§ **WHAT IS NEEDED**
Repeat each line of the material below exactly as it appears, minus any pictures.

§ **INFORMATION PROVIDED**
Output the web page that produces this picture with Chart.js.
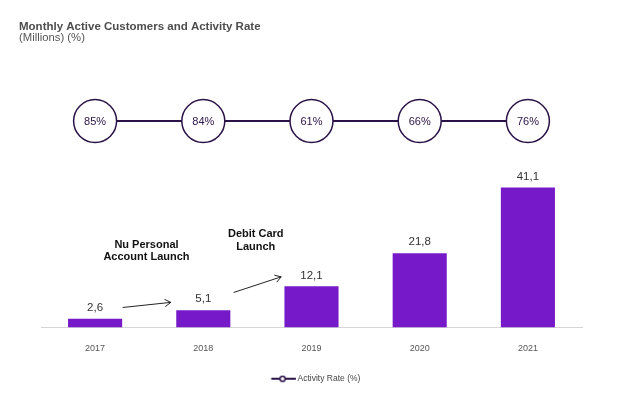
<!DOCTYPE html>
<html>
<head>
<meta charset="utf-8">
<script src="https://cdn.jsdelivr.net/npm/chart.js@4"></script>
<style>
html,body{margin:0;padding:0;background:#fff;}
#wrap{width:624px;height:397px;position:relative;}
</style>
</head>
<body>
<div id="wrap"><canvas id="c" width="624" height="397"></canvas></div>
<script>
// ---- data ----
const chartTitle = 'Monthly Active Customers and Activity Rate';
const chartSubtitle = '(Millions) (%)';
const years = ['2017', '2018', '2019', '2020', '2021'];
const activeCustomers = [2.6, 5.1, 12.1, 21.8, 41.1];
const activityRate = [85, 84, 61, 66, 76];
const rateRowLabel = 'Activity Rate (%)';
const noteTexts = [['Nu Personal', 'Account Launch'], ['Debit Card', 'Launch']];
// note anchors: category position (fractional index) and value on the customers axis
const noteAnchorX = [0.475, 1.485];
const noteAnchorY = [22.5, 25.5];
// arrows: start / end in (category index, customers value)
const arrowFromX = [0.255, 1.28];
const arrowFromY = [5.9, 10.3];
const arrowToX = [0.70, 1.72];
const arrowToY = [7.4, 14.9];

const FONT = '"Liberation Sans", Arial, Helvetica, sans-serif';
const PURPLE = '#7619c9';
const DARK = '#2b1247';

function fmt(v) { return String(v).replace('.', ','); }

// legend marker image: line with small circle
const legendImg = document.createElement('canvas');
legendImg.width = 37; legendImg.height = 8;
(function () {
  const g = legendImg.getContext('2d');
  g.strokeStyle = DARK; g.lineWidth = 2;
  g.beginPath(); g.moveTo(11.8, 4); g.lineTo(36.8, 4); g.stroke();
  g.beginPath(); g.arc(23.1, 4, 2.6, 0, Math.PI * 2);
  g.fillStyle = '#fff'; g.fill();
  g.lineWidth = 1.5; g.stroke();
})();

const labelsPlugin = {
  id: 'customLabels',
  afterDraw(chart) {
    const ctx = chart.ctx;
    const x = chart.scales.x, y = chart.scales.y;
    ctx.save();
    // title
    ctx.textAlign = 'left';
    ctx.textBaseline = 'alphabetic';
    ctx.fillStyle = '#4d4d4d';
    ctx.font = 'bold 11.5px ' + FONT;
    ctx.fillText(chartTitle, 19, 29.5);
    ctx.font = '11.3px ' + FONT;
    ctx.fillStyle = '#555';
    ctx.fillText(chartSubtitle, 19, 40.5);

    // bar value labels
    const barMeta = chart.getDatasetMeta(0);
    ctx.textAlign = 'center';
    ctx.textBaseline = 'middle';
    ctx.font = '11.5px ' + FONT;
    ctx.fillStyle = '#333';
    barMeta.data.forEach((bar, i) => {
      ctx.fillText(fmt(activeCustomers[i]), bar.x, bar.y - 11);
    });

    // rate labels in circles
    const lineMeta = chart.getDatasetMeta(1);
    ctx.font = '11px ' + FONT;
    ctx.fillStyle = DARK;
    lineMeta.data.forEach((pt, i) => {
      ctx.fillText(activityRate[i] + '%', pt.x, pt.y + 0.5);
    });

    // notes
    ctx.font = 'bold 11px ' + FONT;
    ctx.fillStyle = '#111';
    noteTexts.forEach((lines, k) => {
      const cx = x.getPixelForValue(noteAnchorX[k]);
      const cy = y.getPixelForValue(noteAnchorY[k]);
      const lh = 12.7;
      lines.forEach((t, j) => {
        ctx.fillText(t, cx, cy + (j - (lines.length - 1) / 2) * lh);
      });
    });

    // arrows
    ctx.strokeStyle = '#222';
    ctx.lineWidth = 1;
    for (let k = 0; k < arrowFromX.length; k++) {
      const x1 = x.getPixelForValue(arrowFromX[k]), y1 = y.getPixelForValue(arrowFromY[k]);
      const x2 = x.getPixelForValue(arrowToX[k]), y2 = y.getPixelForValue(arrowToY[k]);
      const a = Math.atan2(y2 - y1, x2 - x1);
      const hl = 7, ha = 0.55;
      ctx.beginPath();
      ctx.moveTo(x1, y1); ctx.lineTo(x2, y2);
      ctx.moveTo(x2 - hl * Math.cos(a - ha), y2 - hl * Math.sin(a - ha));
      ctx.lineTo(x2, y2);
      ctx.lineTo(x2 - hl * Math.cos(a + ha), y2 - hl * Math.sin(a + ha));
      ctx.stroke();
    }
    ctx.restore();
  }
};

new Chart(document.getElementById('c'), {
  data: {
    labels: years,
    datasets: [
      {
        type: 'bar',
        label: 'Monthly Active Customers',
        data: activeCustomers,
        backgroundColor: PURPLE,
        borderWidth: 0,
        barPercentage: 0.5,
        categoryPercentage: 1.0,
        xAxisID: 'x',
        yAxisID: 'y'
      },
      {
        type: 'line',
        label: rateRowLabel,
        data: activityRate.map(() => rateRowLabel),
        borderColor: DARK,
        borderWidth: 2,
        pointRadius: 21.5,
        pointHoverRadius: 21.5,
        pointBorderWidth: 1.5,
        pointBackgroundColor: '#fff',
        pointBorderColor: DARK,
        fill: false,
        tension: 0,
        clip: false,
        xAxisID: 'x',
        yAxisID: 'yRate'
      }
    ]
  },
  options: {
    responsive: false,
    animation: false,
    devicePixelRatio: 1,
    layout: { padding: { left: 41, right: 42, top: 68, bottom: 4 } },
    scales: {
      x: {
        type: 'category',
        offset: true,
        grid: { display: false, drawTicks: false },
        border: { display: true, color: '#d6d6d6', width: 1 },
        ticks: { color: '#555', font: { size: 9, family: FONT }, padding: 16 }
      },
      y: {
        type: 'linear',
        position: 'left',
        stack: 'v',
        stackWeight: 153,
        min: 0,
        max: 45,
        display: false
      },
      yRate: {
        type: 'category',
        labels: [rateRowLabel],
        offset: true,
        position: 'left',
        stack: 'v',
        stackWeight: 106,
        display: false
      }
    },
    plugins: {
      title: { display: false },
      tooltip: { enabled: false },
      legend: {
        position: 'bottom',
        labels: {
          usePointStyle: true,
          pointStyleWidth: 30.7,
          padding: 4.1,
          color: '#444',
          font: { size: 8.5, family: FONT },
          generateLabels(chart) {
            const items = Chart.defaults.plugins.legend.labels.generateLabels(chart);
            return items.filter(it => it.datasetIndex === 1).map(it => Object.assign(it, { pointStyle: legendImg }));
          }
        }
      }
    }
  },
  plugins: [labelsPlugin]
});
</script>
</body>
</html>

§ **FULL SOLUTION**
Output the web page that produces this picture with Chart.js.
<!DOCTYPE html>
<html>
<head>
<meta charset="utf-8">
<script src="https://cdn.jsdelivr.net/npm/chart.js@4"></script>
<style>
html,body{margin:0;padding:0;background:#fff;}
#wrap{width:624px;height:397px;position:relative;}
</style>
</head>
<body>
<div id="wrap"><canvas id="c" width="624" height="397"></canvas></div>
<script>
// ---- data ----
const chartTitle = 'Monthly Active Customers and Activity Rate';
const chartSubtitle = '(Millions) (%)';
const years = ['2017', '2018', '2019', '2020', '2021'];
const activeCustomers = [2.6, 5.1, 12.1, 21.8, 41.1];
const activityRate = [85, 84, 61, 66, 76];
const rateRowLabel = 'Activity Rate (%)';
const noteTexts = [['Nu Personal', 'Account Launch'], ['Debit Card', 'Launch']];
// note anchors: category position (fractional index) and value on the customers axis
const noteAnchorX = [0.475, 1.485];
const noteAnchorY = [22.5, 25.5];
// arrows: start / end in (category index, customers value)
const arrowFromX = [0.255, 1.28];
const arrowFromY = [5.9, 10.3];
const arrowToX = [0.70, 1.72];
const arrowToY = [7.4, 14.9];

const FONT = '"Liberation Sans", Arial, Helvetica, sans-serif';
const PURPLE = '#7619c9';
const DARK = '#2b1247';

function fmt(v) { return String(v).replace('.', ','); }

// legend marker image: line with small circle
const legendImg = document.createElement('canvas');
legendImg.width = 37; legendImg.height = 8;
(function () {
  const g = legendImg.getContext('2d');
  g.strokeStyle = DARK; g.lineWidth = 2;
  g.beginPath(); g.moveTo(11.8, 4); g.lineTo(36.8, 4); g.stroke();
  g.beginPath(); g.arc(23.1, 4, 2.6, 0, Math.PI * 2);
  g.fillStyle = '#fff'; g.fill();
  g.lineWidth = 1.5; g.stroke();
})();

const labelsPlugin = {
  id: 'customLabels',
  afterDraw(chart) {
    const ctx = chart.ctx;
    const x = chart.scales.x, y = chart.scales.y;
    ctx.save();
    // title
    ctx.textAlign = 'left';
    ctx.textBaseline = 'alphabetic';
    ctx.fillStyle = '#4d4d4d';
    ctx.font = 'bold 11.5px ' + FONT;
    ctx.fillText(chartTitle, 19, 29.5);
    ctx.font = '11.3px ' + FONT;
    ctx.fillStyle = '#555';
    ctx.fillText(chartSubtitle, 19, 40.5);

    // bar value labels
    const barMeta = chart.getDatasetMeta(0);
    ctx.textAlign = 'center';
    ctx.textBaseline = 'middle';
    ctx.font = '11.5px ' + FONT;
    ctx.fillStyle = '#333';
    barMeta.data.forEach((bar, i) => {
      ctx.fillText(fmt(activeCustomers[i]), bar.x, bar.y - 11);
    });

    // rate labels in circles
    const lineMeta = chart.getDatasetMeta(1);
    ctx.font = '11px ' + FONT;
    ctx.fillStyle = DARK;
    lineMeta.data.forEach((pt, i) => {
      ctx.fillText(activityRate[i] + '%', pt.x, pt.y + 0.5);
    });

    // notes
    ctx.font = 'bold 11px ' + FONT;
    ctx.fillStyle = '#111';
    noteTexts.forEach((lines, k) => {
      const cx = x.getPixelForValue(noteAnchorX[k]);
      const cy = y.getPixelForValue(noteAnchorY[k]);
      const lh = 12.7;
      lines.forEach((t, j) => {
        ctx.fillText(t, cx, cy + (j - (lines.length - 1) / 2) * lh);
      });
    });

    // arrows
    ctx.strokeStyle = '#222';
    ctx.lineWidth = 1;
    for (let k = 0; k < arrowFromX.length; k++) {
      const x1 = x.getPixelForValue(arrowFromX[k]), y1 = y.getPixelForValue(arrowFromY[k]);
      const x2 = x.getPixelForValue(arrowToX[k]), y2 = y.getPixelForValue(arrowToY[k]);
      const a = Math.atan2(y2 - y1, x2 - x1);
      const hl = 7, ha = 0.55;
      ctx.beginPath();
      ctx.moveTo(x1, y1); ctx.lineTo(x2, y2);
      ctx.moveTo(x2 - hl * Math.cos(a - ha), y2 - hl * Math.sin(a - ha));
      ctx.lineTo(x2, y2);
      ctx.lineTo(x2 - hl * Math.cos(a + ha), y2 - hl * Math.sin(a + ha));
      ctx.stroke();
    }
    ctx.restore();
  }
};

new Chart(document.getElementById('c'), {
  data: {
    labels: years,
    datasets: [
      {
        type: 'bar',
        label: 'Monthly Active Customers',
        data: activeCustomers,
        backgroundColor: PURPLE,
        borderWidth: 0,
        barPercentage: 0.5,
        categoryPercentage: 1.0,
        xAxisID: 'x',
        yAxisID: 'y'
      },
      {
        type: 'line',
        label: rateRowLabel,
        data: activityRate.map(() => rateRowLabel),
        borderColor: DARK,
        borderWidth: 2,
        pointRadius: 21.5,
        pointHoverRadius: 21.5,
        pointBorderWidth: 1.5,
        pointBackgroundColor: '#fff',
        pointBorderColor: DARK,
        fill: false,
        tension: 0,
        clip: false,
        xAxisID: 'x',
        yAxisID: 'yRate'
      }
    ]
  },
  options: {
    responsive: false,
    animation: false,
    devicePixelRatio: 1,
    layout: { padding: { left: 41, right: 42, top: 68, bottom: 4 } },
    scales: {
      x: {
        type: 'category',
        offset: true,
        grid: { display: false, drawTicks: false },
        border: { display: true, color: '#d6d6d6', width: 1 },
        ticks: { color: '#555', font: { size: 9, family: FONT }, padding: 16 }
      },
      y: {
        type: 'linear',
        position: 'left',
        stack: 'v',
        stackWeight: 153,
        min: 0,
        max: 45,
        display: false
      },
      yRate: {
        type: 'category',
        labels: [rateRowLabel],
        offset: true,
        position: 'left',
        stack: 'v',
        stackWeight: 106,
        display: false
      }
    },
    plugins: {
      title: { display: false },
      tooltip: { enabled: false },
      legend: {
        position: 'bottom',
        labels: {
          usePointStyle: true,
          pointStyleWidth: 30.7,
          padding: 4.1,
          color: '#444',
          font: { size: 8.5, family: FONT },
          generateLabels(chart) {
            const items = Chart.defaults.plugins.legend.labels.generateLabels(chart);
            return items.filter(it => it.datasetIndex === 1).map(it => Object.assign(it, { pointStyle: legendImg }));
          }
        }
      }
    }
  },
  plugins: [labelsPlugin]
});
</script>
</body>
</html>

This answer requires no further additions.